The Fault in our Stars – John Green


This book is about cancer and love and living with death and also love again. It´s a beautiful book but it is also (for reasons explained) a very sad book.

Hazel was diagnosed with Stage IV thyroid cancer when she was 13 and was prepared to die. A medical miracle shrunk the tumours in her lungs and she survived. For now. For two years she has been living a sort of an in between life. In between dying of cancer and being well. Everything she did before she got sick she no longer does; go to school, socialize, being normal. She is tethered to an oxygen tank who help her breath and the tumours are held at bay by chemicals. Hazel is determined to make as little “noice” living as possible, she is content living quietly with as little distruption as possible. Hazel has a dry wit about her, guilty pleasure in Americas Next Top Model and loves to read.

Augustus Waters had cancer, lost his leg and is now in remission. Augustus is the opposite of Hazel; he wants to be remembered! He wants to make noice. He is also charismatic, caring and loveable. He is obsessed with metaphors and extremely determined. And he loves Hazel.

The two of them meet at a support group for kids with cancer. Their relationship is sweet and awkward and beautiful. A large part of the story revolves around Hazel´s-turned-Augustus´s favorite book and their almost desperate need to learn what happens to the characters after the book is finished. This need takes them to Amsterdam and the recluse author Peter Van Houten.

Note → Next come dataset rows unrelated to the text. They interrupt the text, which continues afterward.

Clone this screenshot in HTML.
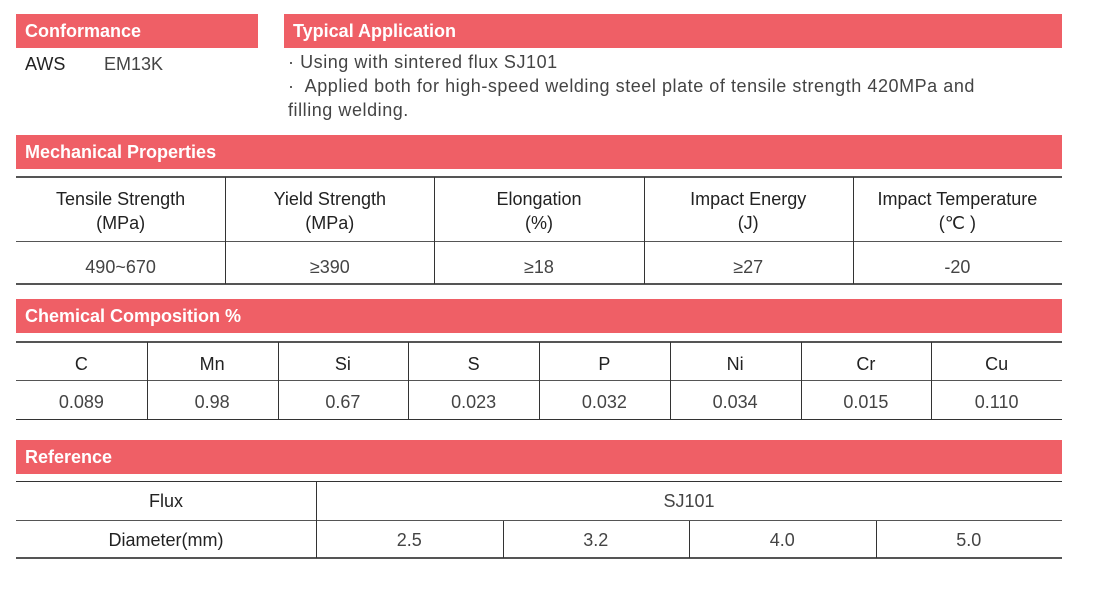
<!DOCTYPE html>
<html><head><meta charset="utf-8"><style>
*{margin:0;padding:0;box-sizing:border-box}
body{width:1101px;height:589px;background:#fff;position:relative;font-family:"Liberation Sans",sans-serif;color:#222;overflow:hidden}
.bar{position:absolute;background:#ef5f66;color:#fff;font-weight:bold;font-size:18px;line-height:34px;padding-left:9px;height:34px}
.t{position:absolute;font-size:18px;color:#333}
.hl{position:absolute;height:2px;background:#555}
.vl{position:absolute;width:1px;background:#333}
.c{position:absolute;text-align:center;font-size:18px;color:#222}
.v{color:#444}
</style></head><body>
<div class="bar" style="left:16px;top:14px;width:242px">Conformance</div>
<div class="t" style="left:25px;top:54px;color:#222">AWS</div>
<div class="t" style="left:104px;top:54px;color:#444">EM13K</div>
<div class="bar" style="left:284px;top:14px;width:778px">Typical Application</div>
<div class="t" style="left:288px;top:50px;line-height:24px;width:770px;color:#444;letter-spacing:0.55px">· Using with sintered flux SJ101<br>·&nbsp; Applied both for high-speed welding steel plate of tensile strength 420MPa and<br>filling welding.</div>

<div class="bar" style="left:16px;top:135px;width:1046px">Mechanical Properties</div>
<div class="hl" style="left:16px;top:176px;width:1046px"></div>
<div class="hl" style="left:16px;top:241px;width:1046px;height:1px"></div>
<div class="hl" style="left:16px;top:283px;width:1046px"></div>
<div id="mech"></div>

<div class="bar" style="left:16px;top:299px;width:1046px">Chemical Composition %</div>
<div class="hl" style="left:16px;top:341px;width:1046px"></div>
<div class="hl" style="left:16px;top:380px;width:1046px;height:1px"></div>
<div class="hl" style="left:16px;top:419px;width:1046px;height:1px;background:#333"></div>
<div id="chem"></div>

<div class="bar" style="left:16px;top:440px;width:1046px">Reference</div>
<div class="hl" style="left:16px;top:481px;width:1046px;height:1px;background:#333"></div>
<div class="hl" style="left:16px;top:520px;width:1046px;height:1px"></div>
<div class="hl" style="left:16px;top:557px;width:1046px"></div>
<div class="vl" style="left:316px;top:482px;height:76px"></div>
<div class="c" style="left:16px;width:300px;top:491px">Flux</div>
<div class="c v" style="left:316px;width:746px;top:491px">SJ101</div>
<div class="c" style="left:16px;width:300px;top:530px">Diameter(mm)</div>
<div id="ref"></div>
<script>
const mechHeads=["Tensile Strength<br>(MPa)","Yield Strength<br>(MPa)","Elongation<br>(%)","Impact Energy<br>(J)","Impact Temperature<br>(℃ )"];
const mechVals=["490~670","≥390","≥18","≥27","-20"];
const chemHeads=["C","Mn","Si","S","P","Ni","Cr","Cu"];
const chemVals=["0.089","0.98","0.67","0.023","0.032","0.034","0.015","0.110"];
const diameters=["2.5","3.2","4.0","5.0"];
function cells(container,heads,vals,x0,x1,ht,vt,top,h,hName,vName){
  const w=(x1-x0)/heads.length;
  heads.forEach((hd,i)=>{
    const x=x0+i*w;
    if(i>0){const l=document.createElement('div');l.className='vl';l.style.cssText=`left:${Math.round(x)}px;top:${top}px;height:${h}px`;container.appendChild(l);}
    if(hd!==null){const a=document.createElement('div');a.className='c';
    
    
    a.style.cssText=`left:${x}px;width:${w}px;top:${ht}px;line-height:24px`;a.innerHTML=hd;container.appendChild(a);}
    const b=document.createElement('div');b.className='c v';
    
    
    b.style.cssText=`left:${x}px;width:${w}px;top:${vt}px`;b.textContent=vals[i];container.appendChild(b);
  });
}
cells(document.getElementById('mech'),mechHeads,mechVals,16,1062,187,257,177,107,'mech-head','mech-value');
cells(document.getElementById('chem'),chemHeads,chemVals,16,1062,352,392,342,78,'chem-head','chem-value');
cells(document.getElementById('ref'),diameters.map(()=>null),diameters,316,1062,0,530,521,37,'diameter-head','diameter-value');
</script>
</body></html>
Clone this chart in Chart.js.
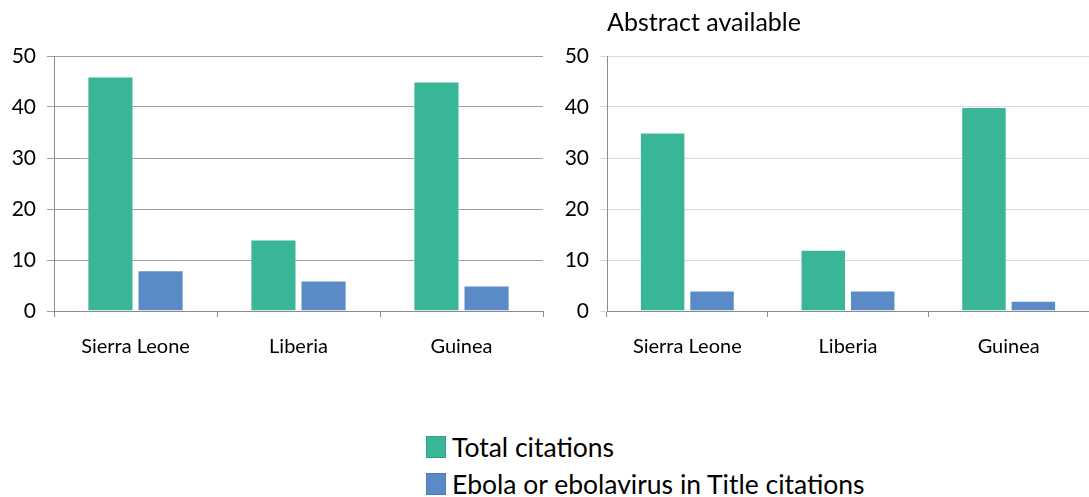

Despite some humour this is a heavy book and like so many others who have read it, I cried. I cried because it was so very sad. But John Greens real accomplishment is writing such a sad story and still making it warm and lovely and endearing. And that is a large part in what made is so very sad; you feel like you know these characters. You come to love the characters. These characters who, as Hazel would put it, don´t fall into the trap of becoming the clichéd “kids with cancer” characters who are heroic, wise and selfless. They are kids who are normal kids but also not at all normal because they have cancer this balancing act is done greatly by the masterful  John Green.

I recommend you read this beautiful book with a box of tissues beside you and after your done donate what you can spare to the cancer foundation.